The Bookkeeping Act is expected to come into force on 1st July 2022, which envisages the digitisation of bookkeeping in Denmark. This means all transactions will need to be recorded in a digital system. All documents relating to these transactions must also be preserved in a digital format.

The requirements will apply to all enterprises subject to the obligation to present financial statements in accordance with the Danish Financial Statements Act.

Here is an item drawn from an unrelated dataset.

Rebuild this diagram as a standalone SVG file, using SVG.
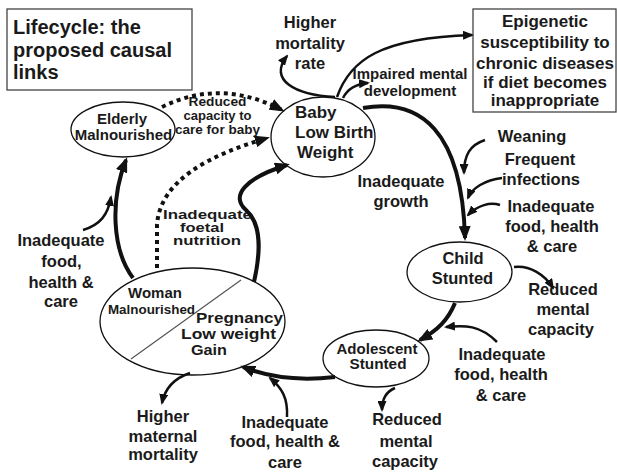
<svg xmlns="http://www.w3.org/2000/svg" width="617" height="473" viewBox="0 0 617 473">
<style>
.t{font-family:"Liberation Sans",Arial,sans-serif;font-weight:bold;fill:#1a1a1a}
.c{text-anchor:middle}
.s165{font-size:16.5px}
.node ellipse{fill:#fff;stroke:#111;stroke-width:1.3}
.box{fill:#fff;stroke:#444;stroke-width:1.3}
.thick{fill:none;stroke:#111;stroke-width:4}
.thin{fill:none;stroke:#111;stroke-width:2.5}
.dot{fill:none;stroke:#111;stroke-width:4;stroke-dasharray:4 4}
</style>
<defs>
<marker id="ah" markerUnits="userSpaceOnUse" markerWidth="15" markerHeight="12" refX="12" refY="6" orient="auto"><path d="M0,0 L15,6 L0,12 z" fill="#111"/></marker>
<marker id="as" markerUnits="userSpaceOnUse" markerWidth="11" markerHeight="9" refX="9" refY="4.5" orient="auto"><path d="M0,0 L11,4.5 L0,9 z" fill="#111"/></marker>
</defs>
<rect width="617" height="473" fill="#fff"/>

<g id="title">
<rect class="box" x="7" y="9" width="185" height="81"/>
<text class="t" font-size="20" x="13" y="34">Lifecycle: the</text>
<text class="t" font-size="20" x="13" y="57">proposed causal</text>
<text class="t" font-size="20" x="13" y="79">links</text>
</g>

<g id="epigenetic">
<rect class="box" x="473" y="9" width="143" height="103"/>
<g class="t c" font-size="17">
<text x="545" y="27">Epigenetic</text>
<text x="545" y="48">susceptibility to</text>
<text x="545" y="69">chronic diseases</text>
<text x="545" y="88">if diet becomes</text>
<text x="545" y="106">inappropriate</text>
</g>
</g>

<g id="baby" class="node">
<ellipse cx="323" cy="137" rx="52" ry="40"/>
<g class="t" font-size="17">
<text x="295" y="118">Baby</text>
<text x="295" y="138">Low Birth</text>
<text x="297" y="158">Weight</text>
</g>
</g>

<g id="elderly" class="node">
<ellipse cx="123" cy="129.5" rx="52" ry="27.5"/>
<g class="t c" font-size="15">
<text x="122" y="124">Elderly</text>
<text x="123.5" y="140">Malnourished</text>
</g>
</g>

<g id="child" class="node">
<ellipse cx="459.5" cy="272" rx="52.5" ry="30"/>
<g class="t c s165">
<text x="463" y="264">Child</text>
<text x="462.5" y="284">Stunted</text>
</g>
</g>

<g id="adolescent" class="node">
<ellipse cx="376" cy="358.5" rx="53" ry="28.5"/>
<g class="t c" font-size="14">
<text x="377" y="353.5" textLength="81" lengthAdjust="spacingAndGlyphs">Adolescent</text>
<text x="378" y="368.5" textLength="57" lengthAdjust="spacingAndGlyphs">Stunted</text>
</g>
</g>

<g id="woman" class="node">
<ellipse cx="192.5" cy="321.5" rx="92.5" ry="53.5"/>
<line x1="131" y1="359" x2="241" y2="280" stroke="#555" stroke-width="1.2"/>
<text class="t c" font-size="15" x="155" y="298">Woman</text>
<text class="t c" font-size="13.4" x="151.5" y="314">Malnourished</text>
<text class="t" font-size="15.5" x="196" y="323" textLength="87" lengthAdjust="spacingAndGlyphs">Pregnancy</text>
<text class="t" font-size="15.5" x="181" y="338.5" textLength="95" lengthAdjust="spacingAndGlyphs">Low weight</text>
<text class="t" font-size="15.5" x="191" y="354.5" textLength="36" lengthAdjust="spacingAndGlyphs">Gain</text>
</g>

<g id="labels" class="t c">
<g id="lbl-mortality" class="s165"><text x="310" y="28">Higher</text><text x="310" y="49">mortality</text><text x="310" y="69">rate</text></g>
<g id="lbl-impaired" font-size="15"><text x="410" y="79">Impaired mental</text><text x="410" y="96">development</text></g>
<g id="lbl-reduced-care" font-size="13"><text x="217.5" y="106" textLength="58" lengthAdjust="spacingAndGlyphs">Reduced</text><text x="217.5" y="120" textLength="68" lengthAdjust="spacingAndGlyphs">capacity to</text><text x="217.5" y="134" textLength="85" lengthAdjust="spacingAndGlyphs">care for baby</text></g>
<g id="lbl-weaning" class="s165"><text x="532" y="142">Weaning</text></g>
<g id="lbl-infections" class="s165"><text x="540" y="165">Frequent</text><text x="541" y="185">infections</text></g>
<g id="lbl-food1" class="s165"><text x="551" y="212">Inadequate</text><text x="552" y="232">food, health</text><text x="552" y="252">&amp; care</text></g>
<g id="lbl-growth" class="s165"><text x="401" y="187">Inadequate</text><text x="401" y="207">growth</text></g>
<g id="lbl-reduced1" class="s165"><text x="563" y="295">Reduced</text><text x="563" y="315">mental</text><text x="561" y="335">capacity</text></g>
<g id="lbl-food2" class="s165"><text x="502" y="360">Inadequate</text><text x="501" y="380">food, health</text><text x="501" y="401">&amp; care</text></g>
<g id="lbl-reduced2" class="s165"><text x="407" y="425">Reduced</text><text x="406" y="447">mental</text><text x="405" y="467">capacity</text></g>
<g id="lbl-food3" class="s165"><text x="285" y="428">Inadequate</text><text x="285" y="447">food, health &amp;</text><text x="285" y="468">care</text></g>
<g id="lbl-maternal" class="s165"><text x="163" y="422">Higher</text><text x="163" y="442">maternal</text><text x="163" y="460">mortality</text></g>
<g id="lbl-food4" class="s165"><text x="61" y="246">Inadequate</text><text x="61.5" y="267">food,</text><text x="61" y="288">health &amp;</text><text x="61" y="307">care</text></g>
<g id="lbl-foetal" font-size="12"><text x="207.5" y="219" textLength="89" lengthAdjust="spacingAndGlyphs">Inadequate</text><text x="202" y="232" textLength="44" lengthAdjust="spacingAndGlyphs">foetal</text><text x="207" y="245" textLength="68" lengthAdjust="spacingAndGlyphs">nutrition</text></g>
</g>

<g id="connectors">
<path class="thick" marker-end="url(#ah)" d="M363,108 C420,98 462,130 465,238"/>
<path class="thick" marker-end="url(#ah)" d="M455,303 C448,320 438,330 420,340"/>
<path class="thick" marker-end="url(#ah)" d="M335,377 C300,381 270,378 243,367"/>
<path class="thick" marker-end="url(#ah)" d="M254,282 C260,255 263,225 246,210 C230,196 245,178 287,165"/>
<path class="thick" marker-end="url(#ah)" d="M133,278 C112,250 110,200 126,160"/>
<path class="dot" marker-end="url(#ah)" d="M162,107 Q220,78 282,110"/>
<path class="dot" marker-end="url(#ah)" d="M157,268 L157,225 C160,180 210,155 267,138"/>
<path class="thin" marker-end="url(#as)" d="M335,97 C295,95 268,80 287,56"/>
<path class="thin" marker-end="url(#as)" d="M337,97 C350,60 380,38 472,35"/>
<path class="thin" marker-end="url(#as)" d="M343,98 C348,88 356,84 368,83"/>
<path class="thin" marker-end="url(#as)" d="M485,140 C470,145 464,155 464,173"/>
<path class="thin" marker-end="url(#as)" d="M502,178 C485,180 472,188 468,198"/>
<path class="thin" marker-end="url(#as)" d="M500,205 C490,202 478,205 468,215"/>
<path class="thin" marker-end="url(#as)" d="M514,267 C530,265 545,275 553,288"/>
<path class="thin" marker-end="url(#as)" d="M497,342 C480,325 465,325 446,327"/>
<path class="thin" marker-end="url(#as)" d="M395,388 C385,392 382,400 382,410"/>
<path class="thin" marker-end="url(#as)" d="M287,417 C288,398 282,388 270,378"/>
<path class="thin" marker-end="url(#as)" d="M190,373 C175,378 165,388 162,403"/>
<path class="thin" marker-end="url(#as)" d="M83,230 C100,225 108,215 111,197"/>
</g>
</svg>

Implementation of the requirements is expected to follow a phased approach- in line with the following:

  • 1 July 2022: The Act is expected to come into force
  • 1 January 2023: The Danish Business Authority lays down rules and requirements for bookkeeping systems
  • 1 July 2023: Existing suppliers of digital bookkeeping systems must meet the new requirements for digital bookkeeping systems and be registered with the Danish Business Authority
  • 1 January 2024: Enterprises covered by the Danish Financial Statements Act’s reporting classes B, C and D must meet the new requirements for digital bookkeeping systems for financial years commencing on or after 1 January 2024
  • 1 July 2024: Enterprises covered by the Danish Financial Statements Act’s reporting classes B, C and D and which use their own bookkeeping system that has not been registered with the Danish Business Authority must meet the digital bookkeeping system requirements
  • 1 January 2026: Enterprises covered by the Danish Financial Statements Act’s reporting class A and whose revenue exceeds DKK 300,000 must meet the new requirements for digital bookkeeping systems for financial years commencing on or after 1 January 2026
  • 1 July 2026: Enterprises covered by the Danish Financial Statements Act’s reporting class A and whose annual revenue exceeds DKK 300,000 for two consecutive years, and which use their own bookkeeping system, must meet the digital bookkeeping system requirements.

This is a significant development in Denmark. Tungsten Network is analysing the requirements and monitoring further e-invoicing developments in the country and what this means for our service offering in the country.